## REQUIRED TASK:
Copy out the listing that follows, exactly, without its pictures.

--------------------

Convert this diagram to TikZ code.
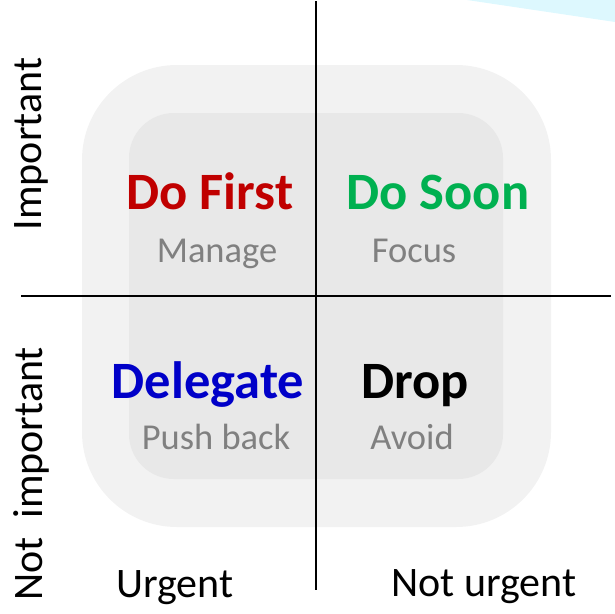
\documentclass[tikz,border=0pt]{standalone}
\usepackage{fontspec}
\setmainfont{Carlito}
\begin{document}
\begin{tikzpicture}[x=1pt,y=-1pt,
  title/.style={font=\fontsize{52.5}{52}\selectfont\bfseries, anchor=base, inner sep=0pt},
  sub/.style={font=\fontsize{36.5}{36}\selectfont, text=subgray, anchor=base, inner sep=0pt},
  axislabel/.style={font=\fontsize{42}{42}\selectfont, anchor=base, inner sep=0pt},
  axisline/.style={line width=2.2pt, black}]
\definecolor{subgray}{HTML}{808080}
\definecolor{outerbg}{HTML}{F2F2F2}
\definecolor{innerbg}{HTML}{E8E8E8}
\definecolor{skyband}{HTML}{DDF8FE}
\definecolor{firstred}{HTML}{C00000}
\definecolor{soongreen}{HTML}{00B050}
\definecolor{delblue}{HTML}{0000C8}
\useasboundingbox (0,0) rectangle (615,613);
% corner band
\fill[skyband] (467,0) -- (615,22) -- (615,0) -- cycle;
% nested rounded panels
\fill[outerbg, rounded corners=95pt] (82,65) rectangle (551,527);
\fill[innerbg, rounded corners=45pt] (129,113) rectangle (503,479);
% axes
\coordinate (vtop) at (316,1);
\coordinate (vbot) at (316,590);
\coordinate (hleft) at (21,296);
\coordinate (hright) at (611,296);
\draw[axisline] (vtop) -- (vbot);
\draw[axisline] (hleft) -- (hright);
% quadrant titles
\node[title, text=firstred] (dofirst) at (210,209) {Do First};
\node[sub] (manage) at (217,262) {Manage};
\node[title, text=soongreen] (dosoon) at (438,209) {Do Soon};
\node[sub] (focus) at (414,262) {Focus};
\node[title, text=delblue] (delegate) at (208,398) {Delegate};
\node[sub] (pushback) at (216,449) {Push back};
\node[title, text=black] (drop) at (415,398) {Drop};
\node[sub] (avoid) at (412,449) {Avoid};
% axis labels
\node[axislabel] (urgent) at (175,597) {Urgent};
\node[axislabel] (noturgent) at (484,596) {Not urgent};
\node[axislabel, rotate=90] (important) at (41,144) {Important};
\node[axislabel, rotate=90] (notimportant) at (42,474) {Not~~important};
\end{tikzpicture}
\end{document}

--------------------

## FINAL RESULT:
Convert this diagram to TikZ code.
\documentclass[tikz,border=0pt]{standalone}
\usepackage{fontspec}
\setmainfont{Carlito}
\begin{document}
\begin{tikzpicture}[x=1pt,y=-1pt,
  title/.style={font=\fontsize{52.5}{52}\selectfont\bfseries, anchor=base, inner sep=0pt},
  sub/.style={font=\fontsize{36.5}{36}\selectfont, text=subgray, anchor=base, inner sep=0pt},
  axislabel/.style={font=\fontsize{42}{42}\selectfont, anchor=base, inner sep=0pt},
  axisline/.style={line width=2.2pt, black}]
\definecolor{subgray}{HTML}{808080}
\definecolor{outerbg}{HTML}{F2F2F2}
\definecolor{innerbg}{HTML}{E8E8E8}
\definecolor{skyband}{HTML}{DDF8FE}
\definecolor{firstred}{HTML}{C00000}
\definecolor{soongreen}{HTML}{00B050}
\definecolor{delblue}{HTML}{0000C8}
\useasboundingbox (0,0) rectangle (615,613);
% corner band
\fill[skyband] (467,0) -- (615,22) -- (615,0) -- cycle;
% nested rounded panels
\fill[outerbg, rounded corners=95pt] (82,65) rectangle (551,527);
\fill[innerbg, rounded corners=45pt] (129,113) rectangle (503,479);
% axes
\coordinate (vtop) at (316,1);
\coordinate (vbot) at (316,590);
\coordinate (hleft) at (21,296);
\coordinate (hright) at (611,296);
\draw[axisline] (vtop) -- (vbot);
\draw[axisline] (hleft) -- (hright);
% quadrant titles
\node[title, text=firstred] (dofirst) at (210,209) {Do First};
\node[sub] (manage) at (217,262) {Manage};
\node[title, text=soongreen] (dosoon) at (438,209) {Do Soon};
\node[sub] (focus) at (414,262) {Focus};
\node[title, text=delblue] (delegate) at (208,398) {Delegate};
\node[sub] (pushback) at (216,449) {Push back};
\node[title, text=black] (drop) at (415,398) {Drop};
\node[sub] (avoid) at (412,449) {Avoid};
% axis labels
\node[axislabel] (urgent) at (175,597) {Urgent};
\node[axislabel] (noturgent) at (484,596) {Not urgent};
\node[axislabel, rotate=90] (important) at (41,144) {Important};
\node[axislabel, rotate=90] (notimportant) at (42,474) {Not~~important};
\end{tikzpicture}
\end{document}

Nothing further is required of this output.